According to an analysis of M&A data by EY, the total deal value transacted in the first half of 2022 in the country was almost the same as the total for the whole of 2021 ($4.97 billion).

"However, deal activities may slow down in H2 as investors become more conservative about several macro trends impacting Vietnam’s economy. While the country’s fundamentals are still strong, we are not immune from such negative movements as the downturn in the capital flow from developed countries to emerging markets, geopolitical tensions, and high inflation. Those trends cast doubt on investor confidence in Vietnam and many other markets,” said Du.

However, the technology sector has not been as strong as expected, although it still has strong interest from investors.

"There were only four tech-related deals announced in H1 as reported by Mergermarket, compared to seven deals in the previous cycle,” Du said. “A sizable one in H1 was a deal of Vietnam-based e-commerce solutions provider OnPoint, worth $50 million, with an indirect wholly-owned subsidiary of Temasek. The deal targeted Vietnam’s fast-growing e-commerce industry and became the largest private fundraising round in Southeast Asia’s e-commerce-enabler industry in the last five years.”

In recent years, the main technology fields that have attracted a large amount of investment capital in Vietnam included e-commerce, fintech, EdTech, logistics, and business automation.
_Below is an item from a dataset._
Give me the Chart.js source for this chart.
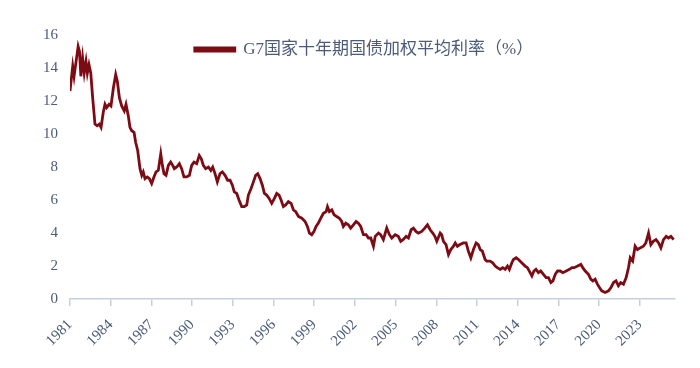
<!DOCTYPE html>
<html>
<head>
<meta charset="UTF-8">
<title>G7 10Y</title>
<script src="https://cdn.jsdelivr.net/npm/chart.js"></script>
<style>
  body { margin: 0; background: #ffffff; }
  #box { width: 700px; height: 368px; }
</style>
</head>
<body>
<div id="box"><canvas id="rateChart" width="700" height="368"></canvas></div>
<script>
// series: decimal year -> weighted avg 10y yield (%)
const years = [
  1981.00, 1981.08, 1981.20, 1981.30, 1981.45, 1981.60, 1981.70, 1981.80, 1981.93, 1982.05,
  1982.18, 1982.28, 1982.40, 1982.53, 1982.67, 1982.84, 1983.00, 1983.16, 1983.29, 1983.45,
  1983.58, 1983.70, 1983.88, 1984.02, 1984.20, 1984.37, 1984.49, 1984.64, 1984.81, 1985.00,
  1985.13, 1985.30, 1985.42, 1985.55, 1985.72, 1985.84, 1985.99, 1986.16, 1986.29, 1986.40,
  1986.53, 1986.70, 1986.85, 1987.02, 1987.19, 1987.34, 1987.51, 1987.69, 1987.81, 1987.93,
  1988.08, 1988.25, 1988.42, 1988.57, 1988.69, 1988.87, 1989.06, 1989.23, 1989.40, 1989.60,
  1989.80, 1989.97, 1990.14, 1990.34, 1990.53, 1990.68, 1990.83, 1991.00, 1991.20, 1991.38,
  1991.52, 1991.69, 1991.86, 1992.06, 1992.23, 1992.43, 1992.62, 1992.80, 1992.97, 1993.11,
  1993.29, 1993.46, 1993.66, 1993.85, 1994.03, 1994.15, 1994.35, 1994.52, 1994.69, 1994.84,
  1995.01, 1995.18, 1995.33, 1995.50, 1995.68, 1995.87, 1996.07, 1996.24, 1996.41, 1996.56,
  1996.73, 1996.90, 1997.10, 1997.30, 1997.47, 1997.64, 1997.84, 1998.09, 1998.33, 1998.50,
  1998.65, 1998.82, 1998.99, 1999.14, 1999.31, 1999.49, 1999.68, 1999.88, 1999.98, 2000.12,
  2000.30, 2000.47, 2000.66, 2000.86, 2001.03, 2001.15, 2001.33, 2001.52, 2001.69, 2001.89,
  2002.09, 2002.26, 2002.43, 2002.63, 2002.83, 2003.00, 2003.17, 2003.37, 2003.50, 2003.74,
  2003.90, 2004.10, 2004.35, 2004.55, 2004.72, 2004.97, 2005.20, 2005.38, 2005.55, 2005.78,
  2005.95, 2006.15, 2006.32, 2006.50, 2006.68, 2006.93, 2007.15, 2007.35, 2007.55, 2007.74,
  2007.90, 2008.04, 2008.29, 2008.40, 2008.53, 2008.72, 2008.90, 2009.07, 2009.27, 2009.40,
  2009.56, 2009.75, 2010.00, 2010.20, 2010.37, 2010.55, 2010.74, 2010.94, 2011.10, 2011.24,
  2011.40, 2011.60, 2011.72, 2011.97, 2012.16, 2012.34, 2012.50, 2012.71, 2012.90, 2013.08,
  2013.25, 2013.39, 2013.57, 2013.69, 2013.89, 2014.06, 2014.30, 2014.55, 2014.72, 2014.92,
  2015.05, 2015.20, 2015.35, 2015.53, 2015.70, 2015.90, 2016.10, 2016.27, 2016.45, 2016.60,
  2016.77, 2016.94, 2017.14, 2017.33, 2017.58, 2017.82, 2018.00, 2018.17, 2018.42, 2018.66,
  2018.80, 2018.98, 2019.22, 2019.40, 2019.55, 2019.71, 2019.88, 2020.03, 2020.20, 2020.45,
  2020.70, 2020.88, 2021.07, 2021.25, 2021.43, 2021.60, 2021.80, 2022.00, 2022.17, 2022.30,
  2022.48, 2022.66, 2022.83, 2023.03, 2023.27, 2023.45, 2023.65, 2023.82, 2024.00, 2024.20,
  2024.39, 2024.56, 2024.75, 2024.95, 2025.12, 2025.30, 2025.50
];
const rates = [
  12.6, 13.2, 14.1, 13.5, 14.4, 15.3, 15.0, 13.5, 14.6, 13.7,
  14.4, 13.7, 14.2, 13.7, 12.2, 10.6, 10.5, 10.6, 10.4, 11.3,
  11.8, 11.6, 11.8, 11.7, 12.8, 13.6, 13.2, 12.2, 11.7, 11.4,
  11.8, 11.1, 10.4, 10.2, 10.1, 9.5, 9.0, 7.9, 7.5, 7.7,
  7.3, 7.4, 7.3, 7.0, 7.4, 7.7, 7.8, 8.8, 8.1, 7.6,
  7.5, 8.1, 8.3, 8.1, 7.9, 8.0, 8.2, 7.9, 7.4, 7.4,
  7.5, 8.1, 8.3, 8.2, 8.7, 8.5, 8.1, 7.9, 8.0, 7.8,
  8.0, 7.6, 7.1, 7.6, 7.7, 7.5, 7.2, 7.2, 6.9, 6.5,
  6.4, 6.0, 5.6, 5.6, 5.7, 6.3, 6.7, 7.1, 7.5, 7.6,
  7.3, 6.9, 6.4, 6.3, 6.1, 5.8, 6.1, 6.4, 6.3, 6.0,
  5.6, 5.7, 5.9, 5.8, 5.4, 5.3, 5.0, 4.9, 4.7, 4.4,
  4.0, 3.9, 4.1, 4.4, 4.6, 4.9, 5.2, 5.3, 5.6, 5.3,
  5.4, 5.1, 5.0, 4.9, 4.7, 4.4, 4.6, 4.5, 4.3, 4.5,
  4.7, 4.6, 4.4, 3.9, 3.9, 3.7, 3.7, 3.2, 3.8, 4.0,
  3.9, 3.6, 4.3, 3.9, 3.7, 3.9, 3.8, 3.5, 3.6, 3.8,
  3.7, 4.2, 4.3, 4.1, 4.0, 4.1, 4.3, 4.5, 4.2, 4.0,
  3.8, 3.5, 4.0, 3.9, 3.5, 3.3, 2.7, 3.0, 3.2, 3.4,
  3.2, 3.3, 3.4, 3.4, 2.9, 2.5, 3.0, 3.4, 3.3, 3.0,
  2.9, 2.4, 2.3, 2.3, 2.2, 2.0, 1.9, 1.8, 1.9, 1.8,
  2.0, 1.8, 2.2, 2.4, 2.5, 2.4, 2.2, 2.0, 1.9, 1.6,
  1.4, 1.7, 1.8, 1.6, 1.7, 1.5, 1.3, 1.3, 1.0, 1.1,
  1.5, 1.7, 1.7, 1.6, 1.7, 1.8, 1.9, 1.9, 2.0, 2.1,
  1.9, 1.7, 1.5, 1.2, 1.1, 1.2, 0.9, 0.7, 0.5, 0.4,
  0.5, 0.7, 1.0, 1.1, 0.8, 1.0, 0.9, 1.3, 1.9, 2.5,
  2.3, 3.2, 3.0, 3.1, 3.2, 3.4, 4.0, 3.3, 3.5, 3.6,
  3.4, 3.1, 3.6, 3.8, 3.7, 3.8, 3.6
];
const tickYears = [1981, 1984, 1987, 1990, 1993, 1996, 1999, 2002, 2005, 2008, 2011, 2014, 2017, 2020, 2023];
const seriesName = 'G7国家十年期国债加权平均利率（%）';

const points = years.map((y, i) => ({ x: y, y: rates[i] }));
const lineColor = '#7d0b14';
const textColor = '#4b5b78';
const serif = '"Liberation Serif", "Times New Roman", "Noto Sans CJK SC", serif';

// legend sits inside the plot near the top, roughly centred
const legendPlace = {
  id: 'legendPlace',
  afterLayout(chart) {
    const lg = chart.legend;
    const ca = chart.chartArea;
    const w = lg.width, h = lg.height;
    lg.left = (ca.left + ca.right - w) / 2 - 6;
    lg.right = lg.left + w;
    lg.top = ca.top + 1;
    lg.bottom = lg.top + h;
  }
};

const ctx = document.getElementById('rateChart').getContext('2d');
new Chart(ctx, {
  type: 'line',
  data: {
    datasets: [{
      label: seriesName,
      data: points,
      borderColor: lineColor,
      backgroundColor: lineColor,
      borderWidth: 2.8,
      pointRadius: 0,
      tension: 0,
      fill: false
    }]
  },
  options: {
    responsive: false,
    animation: false,
    layout: { padding: { top: 35, right: 25, bottom: 8, left: 31 } },
    plugins: {
      tooltip: { enabled: false },
      legend: {
        position: 'chartArea',
        align: 'start',
        labels: {
          boxWidth: 40,
          boxHeight: 3,
          padding: 5,
          color: textColor,
          font: { family: serif, size: 17 }
        }
      }
    },
    scales: {
      x: {
        type: 'linear',
        min: 1981,
        max: 2025.6,
        afterBuildTicks: (axis) => { axis.ticks = tickYears.map(v => ({ value: v })); },
        grid: {
          display: true,
          drawOnChartArea: false,
          drawTicks: true,
          tickLength: 7,
          color: '#c3d1dd',
          lineWidth: 1.5
        },
        border: { display: true, color: '#c3d1dd', width: 1.5 },
        ticks: {
          autoSkip: false,
          maxRotation: 45,
          minRotation: 45,
          padding: 10,
          color: textColor,
          font: { family: serif, size: 15 },
          callback: (v) => String(v)
        }
      },
      y: {
        min: 0,
        max: 16,
        grid: { display: false, drawTicks: false },
        border: { display: false },
        ticks: {
          stepSize: 2,
          padding: 12,
          color: textColor,
          font: { family: serif, size: 15 }
        }
      }
    }
  },
  plugins: [legendPlace]
});
</script>
</body>
</html>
Globally, M&A activity in H1 has been resilient, despite major geopolitical and financial headwinds.

With 2,274 deals with a total value of $2.02 trillion, M&A in H1 may have seen a drop compared to this time last year, down 27 percent by value and 18 percent by volume, but activity is up compared to the average of the last M&A cycle (up 35 percent and 13 percent respectively).

Andrea Guerzoni, EY’s global vice chair of strategy and transactions, said: “A trend that I expect to become a mainstay in the coming months is the use of private capital in both the equity and debt portions of transactions. Driven by the vast amount of private capital available and rising interest rates, I expect this trend will continue making the role of private markets even more fundamental to the global economy."

“A barrier to this flow of deals will be if conditions deteriorate to the extent that debt financing dries up or becomes prohibitively expensive. While global M&A activity has proved remarkably resilient in the face of major geopolitical headwinds, it is uncertain whether it can sustain further shocks, whether that is further lockdowns, heightened geopolitical tensions, or a recession,” he said.